### [ENTRIES SHOWN]
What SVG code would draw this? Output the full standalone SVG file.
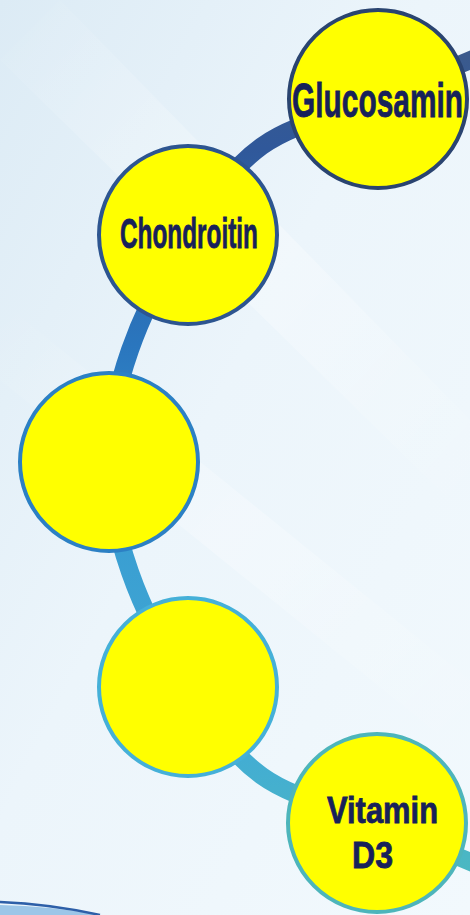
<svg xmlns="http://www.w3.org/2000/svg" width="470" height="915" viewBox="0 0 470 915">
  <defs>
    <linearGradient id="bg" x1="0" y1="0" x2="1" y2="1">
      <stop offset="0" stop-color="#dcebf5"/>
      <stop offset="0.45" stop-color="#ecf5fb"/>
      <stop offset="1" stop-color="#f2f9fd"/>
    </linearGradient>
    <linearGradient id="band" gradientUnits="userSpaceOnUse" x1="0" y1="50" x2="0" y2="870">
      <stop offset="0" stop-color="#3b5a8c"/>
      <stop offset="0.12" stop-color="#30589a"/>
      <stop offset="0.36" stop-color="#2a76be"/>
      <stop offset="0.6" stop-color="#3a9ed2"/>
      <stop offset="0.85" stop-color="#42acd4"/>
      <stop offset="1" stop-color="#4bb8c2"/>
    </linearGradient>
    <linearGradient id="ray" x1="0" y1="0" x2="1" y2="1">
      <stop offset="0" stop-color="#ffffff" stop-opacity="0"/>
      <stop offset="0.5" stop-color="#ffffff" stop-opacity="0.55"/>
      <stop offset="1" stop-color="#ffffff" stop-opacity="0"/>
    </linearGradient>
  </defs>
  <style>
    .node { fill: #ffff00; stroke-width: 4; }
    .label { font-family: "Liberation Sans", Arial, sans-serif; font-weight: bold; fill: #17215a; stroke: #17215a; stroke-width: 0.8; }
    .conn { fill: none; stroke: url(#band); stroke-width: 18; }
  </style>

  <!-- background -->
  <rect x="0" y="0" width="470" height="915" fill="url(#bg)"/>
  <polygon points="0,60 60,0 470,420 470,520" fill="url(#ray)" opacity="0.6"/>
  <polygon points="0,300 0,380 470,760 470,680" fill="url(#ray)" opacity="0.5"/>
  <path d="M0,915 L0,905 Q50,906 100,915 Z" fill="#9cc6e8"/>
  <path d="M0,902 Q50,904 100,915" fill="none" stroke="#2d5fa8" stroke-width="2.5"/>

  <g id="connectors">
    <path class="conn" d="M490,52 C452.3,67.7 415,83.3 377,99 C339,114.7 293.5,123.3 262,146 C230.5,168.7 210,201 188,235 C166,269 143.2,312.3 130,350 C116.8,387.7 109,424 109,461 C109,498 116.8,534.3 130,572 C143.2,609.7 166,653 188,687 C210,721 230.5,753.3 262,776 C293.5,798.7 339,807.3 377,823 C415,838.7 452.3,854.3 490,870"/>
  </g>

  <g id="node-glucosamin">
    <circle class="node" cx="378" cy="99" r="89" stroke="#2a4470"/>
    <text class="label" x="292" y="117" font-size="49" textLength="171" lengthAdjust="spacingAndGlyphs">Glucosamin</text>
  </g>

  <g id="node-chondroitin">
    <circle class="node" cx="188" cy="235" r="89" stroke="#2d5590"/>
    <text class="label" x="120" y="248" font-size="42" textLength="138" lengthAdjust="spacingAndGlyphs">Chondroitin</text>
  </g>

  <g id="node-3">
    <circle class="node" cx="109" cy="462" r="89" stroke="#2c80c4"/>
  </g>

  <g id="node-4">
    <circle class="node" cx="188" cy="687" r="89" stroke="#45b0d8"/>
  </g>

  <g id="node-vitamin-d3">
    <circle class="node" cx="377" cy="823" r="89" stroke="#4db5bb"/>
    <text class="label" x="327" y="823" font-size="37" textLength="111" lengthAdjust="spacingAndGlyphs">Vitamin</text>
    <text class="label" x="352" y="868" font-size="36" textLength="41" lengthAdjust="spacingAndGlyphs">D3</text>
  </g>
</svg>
--
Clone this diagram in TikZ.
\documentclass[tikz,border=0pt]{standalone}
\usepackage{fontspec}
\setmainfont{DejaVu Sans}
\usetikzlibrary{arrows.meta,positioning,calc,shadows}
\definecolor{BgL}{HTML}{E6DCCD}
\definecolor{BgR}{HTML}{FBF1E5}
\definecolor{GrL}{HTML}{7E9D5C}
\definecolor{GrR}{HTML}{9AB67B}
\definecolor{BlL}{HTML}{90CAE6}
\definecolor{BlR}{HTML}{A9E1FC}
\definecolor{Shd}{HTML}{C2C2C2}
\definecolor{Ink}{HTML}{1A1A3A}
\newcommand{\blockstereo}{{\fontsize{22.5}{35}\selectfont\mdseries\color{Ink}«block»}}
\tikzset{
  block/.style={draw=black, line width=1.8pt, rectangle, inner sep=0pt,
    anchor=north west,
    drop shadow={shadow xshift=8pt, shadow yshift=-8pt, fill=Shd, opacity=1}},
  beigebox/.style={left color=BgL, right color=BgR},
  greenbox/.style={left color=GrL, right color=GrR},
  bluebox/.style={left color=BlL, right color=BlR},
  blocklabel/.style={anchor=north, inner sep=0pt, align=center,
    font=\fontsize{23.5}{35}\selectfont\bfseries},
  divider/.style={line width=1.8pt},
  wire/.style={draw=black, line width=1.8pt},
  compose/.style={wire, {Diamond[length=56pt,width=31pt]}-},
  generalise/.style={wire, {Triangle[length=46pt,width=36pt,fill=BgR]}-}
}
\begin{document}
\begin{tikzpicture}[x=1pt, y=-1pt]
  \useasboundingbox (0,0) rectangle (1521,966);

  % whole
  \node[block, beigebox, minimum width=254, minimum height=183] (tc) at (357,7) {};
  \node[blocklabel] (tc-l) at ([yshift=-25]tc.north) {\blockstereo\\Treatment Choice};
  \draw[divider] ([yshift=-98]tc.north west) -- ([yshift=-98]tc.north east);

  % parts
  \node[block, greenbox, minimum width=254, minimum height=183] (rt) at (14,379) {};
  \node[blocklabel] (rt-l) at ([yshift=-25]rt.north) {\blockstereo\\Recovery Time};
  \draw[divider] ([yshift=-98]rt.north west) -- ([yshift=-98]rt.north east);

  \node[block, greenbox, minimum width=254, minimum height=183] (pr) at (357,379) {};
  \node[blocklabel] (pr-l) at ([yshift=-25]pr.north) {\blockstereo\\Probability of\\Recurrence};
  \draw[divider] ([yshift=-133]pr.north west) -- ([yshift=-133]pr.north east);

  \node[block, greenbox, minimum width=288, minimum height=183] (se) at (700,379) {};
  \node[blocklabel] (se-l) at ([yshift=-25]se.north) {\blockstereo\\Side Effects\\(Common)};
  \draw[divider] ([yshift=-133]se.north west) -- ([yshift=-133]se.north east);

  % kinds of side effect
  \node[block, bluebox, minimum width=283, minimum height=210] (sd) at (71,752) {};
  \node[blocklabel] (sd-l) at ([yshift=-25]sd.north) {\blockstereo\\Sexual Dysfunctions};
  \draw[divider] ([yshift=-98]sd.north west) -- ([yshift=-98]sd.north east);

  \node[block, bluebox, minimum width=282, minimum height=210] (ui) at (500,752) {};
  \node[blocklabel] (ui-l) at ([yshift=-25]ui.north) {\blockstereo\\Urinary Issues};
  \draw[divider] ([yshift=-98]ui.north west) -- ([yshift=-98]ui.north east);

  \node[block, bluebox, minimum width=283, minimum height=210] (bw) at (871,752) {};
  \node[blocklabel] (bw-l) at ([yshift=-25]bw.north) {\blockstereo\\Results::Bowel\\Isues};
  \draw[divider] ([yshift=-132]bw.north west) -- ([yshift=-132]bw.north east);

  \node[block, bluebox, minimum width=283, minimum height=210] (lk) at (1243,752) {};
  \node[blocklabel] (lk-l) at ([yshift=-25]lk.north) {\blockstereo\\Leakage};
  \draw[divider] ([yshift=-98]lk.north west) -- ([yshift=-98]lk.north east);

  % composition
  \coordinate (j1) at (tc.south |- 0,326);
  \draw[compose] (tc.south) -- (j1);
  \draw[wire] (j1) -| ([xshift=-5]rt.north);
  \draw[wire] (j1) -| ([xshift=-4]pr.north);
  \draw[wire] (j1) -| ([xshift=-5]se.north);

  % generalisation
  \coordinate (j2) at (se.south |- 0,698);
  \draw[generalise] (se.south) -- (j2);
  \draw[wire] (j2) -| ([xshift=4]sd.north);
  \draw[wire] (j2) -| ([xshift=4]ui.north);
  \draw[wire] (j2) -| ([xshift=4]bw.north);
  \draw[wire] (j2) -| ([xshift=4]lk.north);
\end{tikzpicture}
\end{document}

### [WORK INSTRUCTIONS]
Output nothing but the number of lines in the data containing the string "standalone".

### [RESULT OF THE TASK]
2